Em
todas as sociedades indígenas, a caça é uma atividade masculina. Pode ser
realizada individual ou coletivamente. Naturalmente, nem todos os grupos
indígenas dão a mesma importância à caça. Os índios do alto Xingu, por exemplo,
dedicam-se muito mais à pesca. Eles não fazem caçadas coletivas; praticam a
caça de aves e, ocasionalmente, de pequenos mamíferos; não se nota, no alto
Xingu, o consumo de caça de pêlo (veado, porco, capivara etc.) e um grande
número de tabus desestimulam o consumo de carne [...].
Outros
grupos, como os timbiras, dão uma importância muito grande à carne de caça.
Entre eles, nos meados do século XX, além das caçadas individuais, eram
freqüentes as caçadas coletivas, não raro destinadas a obter carne a ser
consumida nos ritos. Hoje provavelmente elas já não são tão produtivas, dado o
aumento da população não indígena na região em que vivem. Já para os índios
maués, a caça é sempre uma atividade individual.
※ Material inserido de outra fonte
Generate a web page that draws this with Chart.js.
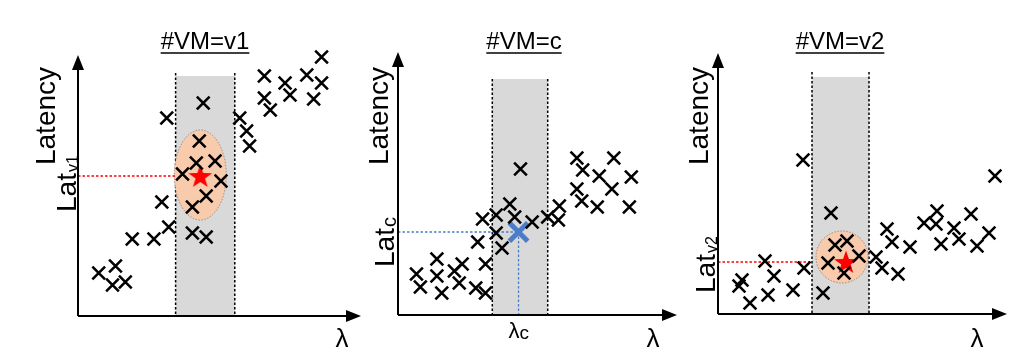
<!DOCTYPE html>
<html lang="en">
<head>
<meta charset="UTF-8">
<title>Latency vs lambda</title>
<script src="https://cdn.jsdelivr.net/npm/chart.js"></script>
<style>
  body { margin: 0; background: #fff; }
  #wrap { position: relative; width: 1024px; height: 363px; overflow: hidden; }
  canvas { position: absolute; top: 0; }
</style>
<script>
// values (arbitrary units, origin at the axes corner)
var v1X = [21, 38, 35, 48, 55, 77, 92, 85, 90, 127, 123, 120, 139, 106, 145, 130, 116, 116, 130, 164, 171, 174, 189, 189, 195, 210, 215, 232, 247, 239, 247];
var v1Y = [43, 50, 31, 34, 77, 77, 89, 114, 198, 213, 175, 153, 155, 142, 135, 120, 109, 83, 79, 198, 185, 170, 240, 218, 206, 233, 221, 241, 233, 217, 259];
var v1Best = [124, 140];
var v1Band = [99, 159];

var cX = [19, 23, 40, 40, 45, 58, 66, 63, 80, 90, 90, 82, 87, 101, 101, 107, 115, 120, 126, 138, 154, 166, 165, 184, 190, 207, 184, 189, 205, 220, 222, 240, 238];
var cY = [41, 28, 56, 39, 22, 44, 51, 32, 27, 22, 51, 73, 96, 100, 82, 67, 111, 98, 146, 93, 98, 109, 95, 157, 145, 139, 126, 114, 108, 126, 157, 138, 108];
var cBest = [124, 83];
var cBand = [97, 154];

var v2X = [21, 24, 32, 47, 50, 56, 75, 85, 86, 105, 113, 110, 117, 129, 126, 141, 158, 164, 180, 169, 174, 192, 206, 219, 218, 223, 236, 241, 253, 259, 271, 277];
var v2Y = [28, 34, 11, 53, 19, 38, 24, 154, 46, 21, 101, 51, 69, 73, 41, 58, 57, 46, 40, 85, 72, 67, 91, 103, 90, 70, 86, 75, 100, 68, 81, 138];
var v2Best = [128, 52];
var v2Band = [94, 151];

var titles = ['#VM=v1', '#VM=c', '#VM=v2'];
var latSubs = ['v1', 'c', 'v2'];
</script>
</head>
<body>
<div id="wrap">
  <canvas id="c1" width="375" height="363" style="left:0px"></canvas>
  <canvas id="c2" width="355" height="363" style="left:340px"></canvas>
  <canvas id="c3" width="344" height="363" style="left:680px"></canvas>
</div>
<script>
var FONT = "'Liberation Sans', Arial, sans-serif";

// filled red star used as point style
var star = document.createElement('canvas');
star.width = 26; star.height = 26;
(function () {
  var g = star.getContext('2d');
  g.fillStyle = '#ff0000';
  g.beginPath();
  for (var i = 0; i < 10; i++) {
    var r = i % 2 ? 5 : 12.5;
    var a = -Math.PI / 2 + i * Math.PI / 5;
    g.lineTo(13 + r * Math.cos(a), 14 + r * Math.sin(a));
  }
  g.closePath();
  g.fill();
})();

function pts(xs, ys) {
  var out = [];
  for (var i = 0; i < xs.length; i++) out.push({ x: xs[i], y: ys[i] });
  return out;
}

function vtext(ctx, txt, x, y, font, align) {
  ctx.save();
  ctx.translate(x, y);
  ctx.rotate(-Math.PI / 2);
  ctx.font = font;
  ctx.textAlign = align || 'center';
  ctx.textBaseline = 'alphabetic';
  ctx.fillText(txt, 0, 0);
  ctx.restore();
}

var decor = {
  id: 'decor',
  beforeDatasetsDraw: function (chart) {
    var o = chart.options.plugins.decor;
    var ctx = chart.ctx, xs = chart.scales.x, ys = chart.scales.y;
    var a = chart.chartArea;
    var bx0 = xs.getPixelForValue(o.band[0]), bx1 = xs.getPixelForValue(o.band[1]);
    ctx.save();
    ctx.fillStyle = '#d9d9d9';
    ctx.fillRect(bx0, ys.getPixelForValue(o.bandTop), bx1 - bx0, a.bottom - ys.getPixelForValue(o.bandTop));
    ctx.strokeStyle = '#000';
    ctx.lineWidth = 1.5;
    ctx.setLineDash([2.5, 2]);
    [bx0, bx1].forEach(function (x) {
      ctx.beginPath();
      ctx.moveTo(x, ys.getPixelForValue(o.dotTop));
      ctx.lineTo(x, a.bottom);
      ctx.stroke();
    });
    if (o.ellipse) {
      var e = o.ellipse;
      ctx.beginPath();
      ctx.ellipse(xs.getPixelForValue(e[0]), ys.getPixelForValue(e[1]), e[2], e[3], 0, 0, Math.PI * 2);
      ctx.fillStyle = '#f8cbad';
      ctx.fill();
      ctx.strokeStyle = '#a08878';
      ctx.lineWidth = 1;
      ctx.setLineDash([1.5, 1.5]);
      ctx.stroke();
    }
    // guide lines to the chosen point
    var bx = xs.getPixelForValue(o.best[0]), by = ys.getPixelForValue(o.best[1]);
    ctx.strokeStyle = o.guideColor;
    ctx.lineWidth = 1.3;
    ctx.setLineDash([2.5, 2]);
    ctx.beginPath();
    ctx.moveTo(a.left, by);
    ctx.lineTo(o.vertical ? bx : bx0, by);
    if (o.vertical) {
      ctx.moveTo(bx, by);
      ctx.lineTo(bx, a.bottom);
    }
    ctx.stroke();
    ctx.restore();
  },
  afterDatasetsDraw: function (chart) {
    var o = chart.options.plugins.decor;
    var ctx = chart.ctx, a = chart.chartArea;
    ctx.save();
    // axes with arrow heads
    ctx.strokeStyle = '#000';
    ctx.fillStyle = '#000';
    ctx.lineWidth = 2;
    ctx.beginPath();
    ctx.moveTo(a.left, a.bottom);
    ctx.lineTo(a.left, a.top + 12);
    ctx.moveTo(a.left, a.bottom);
    ctx.lineTo(a.right - 12, a.bottom);
    ctx.stroke();
    ctx.beginPath();
    ctx.moveTo(a.left, a.top);
    ctx.lineTo(a.left - 6, a.top + 15);
    ctx.lineTo(a.left + 6, a.top + 15);
    ctx.closePath();
    ctx.fill();
    ctx.beginPath();
    ctx.moveTo(a.right, a.bottom);
    ctx.lineTo(a.right - 15, a.bottom - 6);
    ctx.lineTo(a.right - 15, a.bottom + 6);
    ctx.closePath();
    ctx.fill();

    // title, underlined
    ctx.font = '24px ' + FONT;
    ctx.textAlign = 'center';
    ctx.textBaseline = 'alphabetic';
    var tx = a.left + o.titleDx;
    ctx.fillText(o.title, tx, 49);
    var tw = ctx.measureText(o.title).width;
    ctx.lineWidth = 1.5;
    ctx.beginPath();
    ctx.moveTo(tx - tw / 2, 53);
    ctx.lineTo(tx + tw / 2, 53);
    ctx.stroke();

    // y axis name
    vtext(ctx, 'Latency', a.left - o.latencyDx, 116, '28px ' + FONT);

    // Lat with subscript
    ctx.save();
    ctx.translate(a.left - o.latDx, o.latBottom);
    ctx.rotate(-Math.PI / 2);
    ctx.textAlign = 'left';
    ctx.font = '28px ' + FONT;
    ctx.fillText('Lat', 0, 0);
    var lw = ctx.measureText('Lat').width;
    ctx.font = o.subSize + 'px ' + FONT;
    ctx.fillText(o.sub, lw + 1, 2);
    ctx.restore();

    // lambda
    ctx.font = '26px ' + FONT;
    ctx.textAlign = 'center';
    ctx.fillText('\u03bb', a.right + o.lambdaDx, 347);

    if (o.vertical) {
      var bx = chart.scales.x.getPixelForValue(o.best[0]);
      ctx.font = '22px ' + FONT;
      ctx.textAlign = 'right';
      ctx.fillText('\u03bb', bx + 1, 338);
      ctx.font = '19px ' + FONT;
      ctx.textAlign = 'left';
      ctx.fillText('c', bx + 1, 339);
    }
    ctx.restore();
  }
};

function makePanel(id, xs, ys, best, bestStyle, pad, xMax, yMax, deco) {
  var bestSet = bestStyle === 'star'
    ? { data: [{ x: best[0], y: best[1] }], pointStyle: star, pointRadius: 13 }
    : { data: [{ x: best[0], y: best[1] }], pointStyle: 'crossRot', pointRadius: 13,
        pointBorderWidth: 5, pointBorderColor: '#4a7cc9' };
  bestSet.showLine = false;
  bestSet.clip = false;
  new Chart(document.getElementById(id), {
    type: 'scatter',
    data: {
      datasets: [
        { data: pts(xs, ys), pointStyle: 'crossRot', pointRadius: 9, pointBorderWidth: 2.6,
          pointBorderColor: '#000', clip: false },
        bestSet
      ]
    },
    options: {
      responsive: false,
      animation: false,
      events: [],
      devicePixelRatio: 1,
      layout: { padding: pad },
      scales: {
        x: { type: 'linear', display: false, min: 0, max: xMax },
        y: { type: 'linear', display: false, min: 0, max: yMax }
      },
      plugins: { legend: { display: false }, tooltip: { enabled: false }, decor: deco }
    },
    plugins: [decor]
  });
}

makePanel('c1', v1X, v1Y, v1Best, 'star', { left: 78, top: 55, right: 10, bottom: 47 }, 287, 261, {
  band: v1Band, bandTop: 240, dotTop: 243, ellipse: [124, 141, 26, 45],
  best: v1Best, guideColor: '#ff0000', vertical: false,
  title: titles[0], titleDx: 127, latencyDx: 23, latDx: 2, latBottom: 212,
  sub: latSubs[0], subSize: 16, lambdaDx: -19
});
makePanel('c2', cX, cY, cBest, 'cross', { left: 58, top: 52, right: 10, bottom: 48 }, 287, 263, {
  band: cBand, bandTop: 236, dotTop: 236, ellipse: null,
  best: cBest, guideColor: '#4a7cc9', vertical: true,
  title: titles[1], titleDx: 126, latencyDx: 10, latDx: 4, latBottom: 267,
  sub: latSubs[1], subSize: 20, lambdaDx: -24
});
makePanel('c3', v2X, v2Y, v2Best, 'star', { left: 38, top: 53, right: 17, bottom: 49 }, 289, 261, {
  band: v2Band, bandTop: 237, dotTop: 242, ellipse: [124, 57, 26, 26],
  best: v2Best, guideColor: '#ff0000', vertical: false,
  title: titles[2], titleDx: 122, latencyDx: 10, latDx: 3, latBottom: 293,
  sub: latSubs[2], subSize: 16, lambdaDx: -30
});
</script>
</body>
</html>
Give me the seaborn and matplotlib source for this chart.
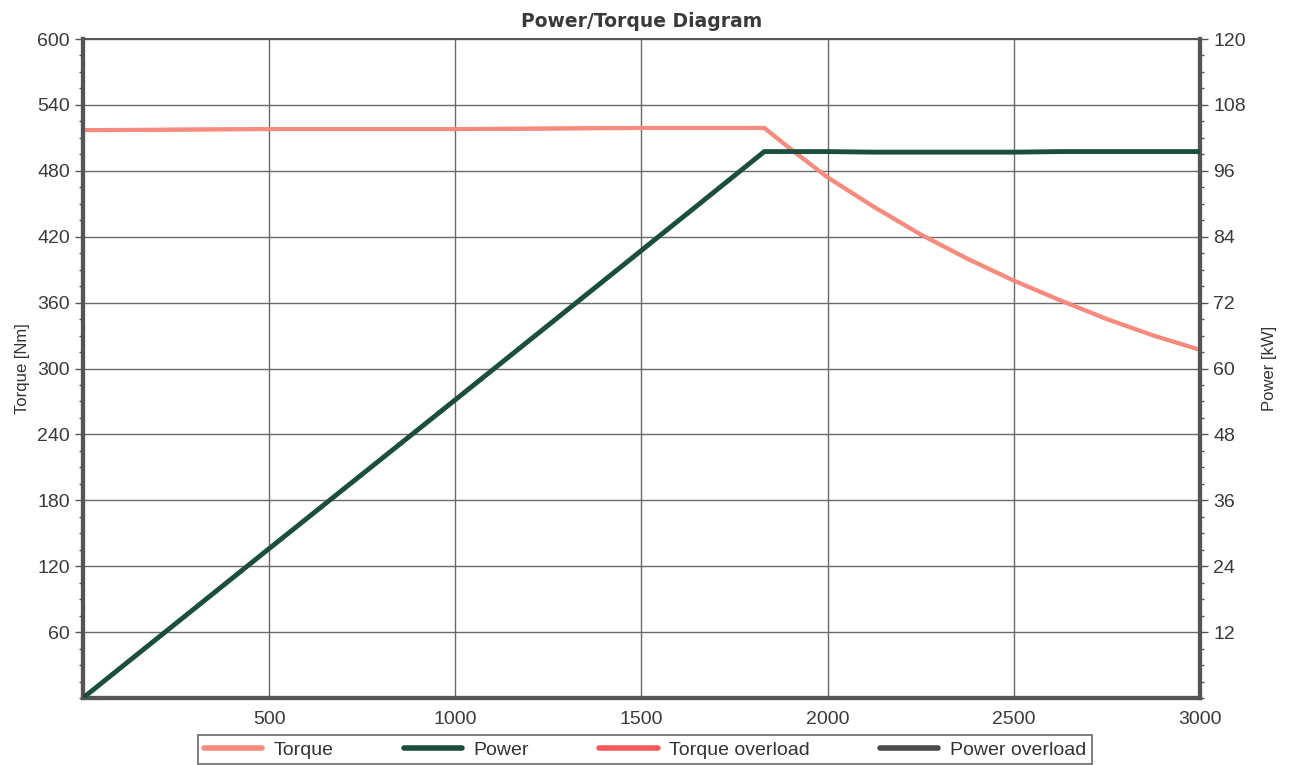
import pandas as pd
import matplotlib.pyplot as plt
import seaborn as sns
from matplotlib.ticker import MultipleLocator
from matplotlib.lines import Line2D

# values
rpm = [0, 500, 1000, 1500, 1830, 1900, 2000, 2125, 2250, 2375, 2500, 2625, 2750, 2875, 3000]
torque = [517, 518, 518, 519, 519, 500, 474, 447, 422, 400, 380, 362, 345, 330, 317]
power = [0, 27.2, 54.3, 81.5, 99.5, 99.5, 99.5, 99.4, 99.4, 99.4, 99.4, 99.5, 99.5, 99.5, 99.5]
torque_overload = [517, 518, 518, 519, 519, 500, 474, 447, 422, 400, 380, 362, 345, 330, 317]
power_overload = [0, 27.2, 54.3, 81.5, 99.5, 99.5, 99.5, 99.4, 99.4, 99.4, 99.4, 99.5, 99.5, 99.5, 99.5]

df = pd.DataFrame({'rpm': rpm, 'torque': torque, 'power': power,
                   'torque_ov': torque_overload, 'power_ov': power_overload})

sns.set_style("white")
plt.rcParams['font.family'] = ['Liberation Sans', 'DejaVu Sans']

c_torque = '#f98a7e'
c_power = '#1b4f3c'
c_torque_ov = '#f45a5a'
c_power_ov = '#4a4a4a'
frame = '#555555'

fig = plt.figure(figsize=(12.9, 7.65), dpi=100)
ax = fig.add_axes([0.0643, 0.0876, 0.8659, 0.8614])
ax2 = ax.twinx()

sns.lineplot(data=df, x='rpm', y='torque_ov', ax=ax, color=c_torque_ov, lw=2.5, zorder=2)
sns.lineplot(data=df, x='rpm', y='torque', ax=ax, color=c_torque, lw=3, zorder=3)
sns.lineplot(data=df, x='rpm', y='power_ov', ax=ax2, color=c_power_ov, lw=2.5, zorder=2)
sns.lineplot(data=df, x='rpm', y='power', ax=ax2, color=c_power, lw=3.5, zorder=3)

ax.set_xlim(0, 3000)
ax.set_ylim(0, 600)
ax2.set_ylim(0, 120)

ax.xaxis.set_minor_locator(MultipleLocator(125))
ax.yaxis.set_minor_locator(MultipleLocator(15))
ax2.yaxis.set_minor_locator(MultipleLocator(3))

ax.set_xticks(range(500, 3001, 500))
ax.set_yticks(range(60, 601, 60))
ax2.set_yticks(range(12, 121, 12))

ax.grid(True, which='major', color='#6a6a6a', lw=1.0)
ax.set_axisbelow(True)

for a in (ax, ax2):
    a.tick_params(which='major', direction='out', length=6, width=1, colors=frame,
                  labelsize=14, labelcolor='#3a3a3a')
    a.tick_params(which='minor', direction='out', length=3, width=1, colors=frame)
    for s in ('left', 'right', 'bottom'):
        a.spines[s].set_color(frame)
        a.spines[s].set_linewidth(3)
    a.spines['top'].set_color(frame)
    a.spines['top'].set_linewidth(1.2)

ax.set_xlabel('')
ax.set_ylabel('Torque [Nm]', fontsize=12, color='#333333', labelpad=5)
ax2.set_ylabel('Power [kW]', fontsize=12, color='#333333', labelpad=12)
ax.set_title('Power/Torque Diagram', fontsize=13.5, fontweight='bold', color='#3a3a3a',
             family='DejaVu Sans', pad=9)

handles = [Line2D([], [], color=c_torque, lw=4),
           Line2D([], [], color=c_power, lw=4),
           Line2D([], [], color=c_torque_ov, lw=4),
           Line2D([], [], color=c_power_ov, lw=4)]
labels = ['Torque', 'Power', 'Torque overload', 'Power overload']
leg = fig.legend(handles, labels, loc='lower center', bbox_to_anchor=(0.5, -0.012), ncol=4,
                 frameon=True, fancybox=False, fontsize=14, handlelength=3,
                 handletextpad=0.6, columnspacing=3.6, borderpad=0.3)
leg.get_frame().set_edgecolor('#444444')
leg.get_frame().set_linewidth(1.2)
for t in leg.get_texts():
    t.set_color('#333333')

fig.savefig('out.png', dpi=100)
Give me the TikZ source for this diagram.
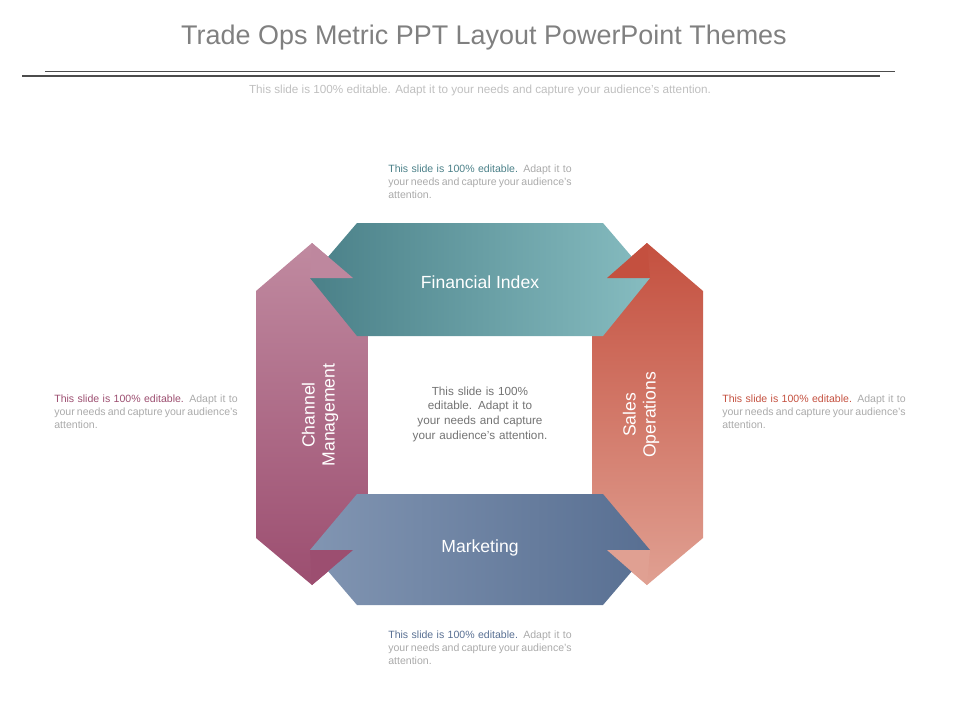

Família de botocudos em marcha, Jean-Baptiste Debret
As
técnicas utilizadas na caçada variam de sociedade para sociedade. Elas variam
também segundo a espécie de animal procurada. Os xoclengues de Santa Catarina,
por exemplo, por volta de 1930, caçavam a anta perseguindo-a em suas carreiras,
com ou sem ajuda de cachorros; o caititu, caçavam-no esperando-o sair da toca
ou obrigando-o a sair dela com ajuda de fogo. Os teneteharas costumavam
construir abrigos no chão ou no alto das árvores, nos locais freqüentados por
cada espécie de animal, onde o caçador os espera, sobretudo à noite; na estação
chuvosa, o terreno se alaga, e a caça se refugia nas partes mais altas, onde é
fácil capturá-la. [...] Uma das técnicas dos índios xavantes é atear fogo em
círculo num local do cerrado, deixando uma abertura por onde os animais fogem
espavoridos, sendo aí abatidos.
As
atividades de caça obrigam os índios a conhecerem os hábitos dos animais para
melhor poder procurá-los ou esperá-los. Desse modo, dos representantes de cada
espécie, sabem se andam de dia ou de noite, de que frutas gostam, onde costumam
se esconder. Também dispõem de uma série de recursos mágicos para caçar: os
índios craôs, por exemplo, usam determinados vegetais para esfregar no corpo ou
para fazer infusões que ingerem, segundo a espécie de animal que desejam caçar;
os índios teneteharas tomam muito cuidado para não ofenderem seres
sobrenaturais, a fim de não ficarem “panema”, isto é, sem sorte na caça. Alguns
grupos indígenas acreditam que os sonhos possam predizer o sucesso das caçadas,
como os maués e os craôs.
Tipos diferentes de flechas de indígenas brasileiros, Jean-Baptiste Debret
Após
o contato com os civilizados, as técnicas indígenas de caça se alteram devido à
introdução de itens importantes, como as armas de fogo, a lanterna de pilha e o
cão. As armas de fogo são logo adotadas, por permitirem alcançar alvos a maior
distância que as flechas lançadas pelo arco. Mas, em certas situações, uma arma
indígena como a zarabatana, que lança projetis com ponta embebida em curare, de
uso entre os matis do sudoeste do Amazonas, mostra-se mais adequada que a
espingarda: por ser silenciosa, permite vários tiros às aves ou macacos nas
árvores, sem espantá-los. A lanterna abriu a possibilidade da caçada de espera
noturna. Os cães se tornaram auxiliares tão preciosos que chegam a ter até mito
de origem entre os marubos, vizinhos dos matis, mito este que não alude aos brancos,
talvez por não terem sido recebidos destes diretamente, mas chegado por
intermédio de uma série de outras sociedades indígenas. Malgrado proporcionarem
mais eficiência na atividade de caça, essas contribuições dos civilizados
trazem também a desvantagem de tornar os índios dependentes de artigos que eles
próprios não podem fabricar: balas, cartuchos, pólvora, chumbo, pilhas. Além
disso, os vizinhos sertanejos passaram a ser concorrentes dos índios na procura
da caça, não somente para sua alimentação, mas também para a obtenção de
produtos comerciais, tais como couros de diversas espécies e penas de ema.
MELATTI,
Julio Cezar. Índios do Brasil. São
Paulo: Editora da Universidade de São Paulo, 2014. p. 95-7.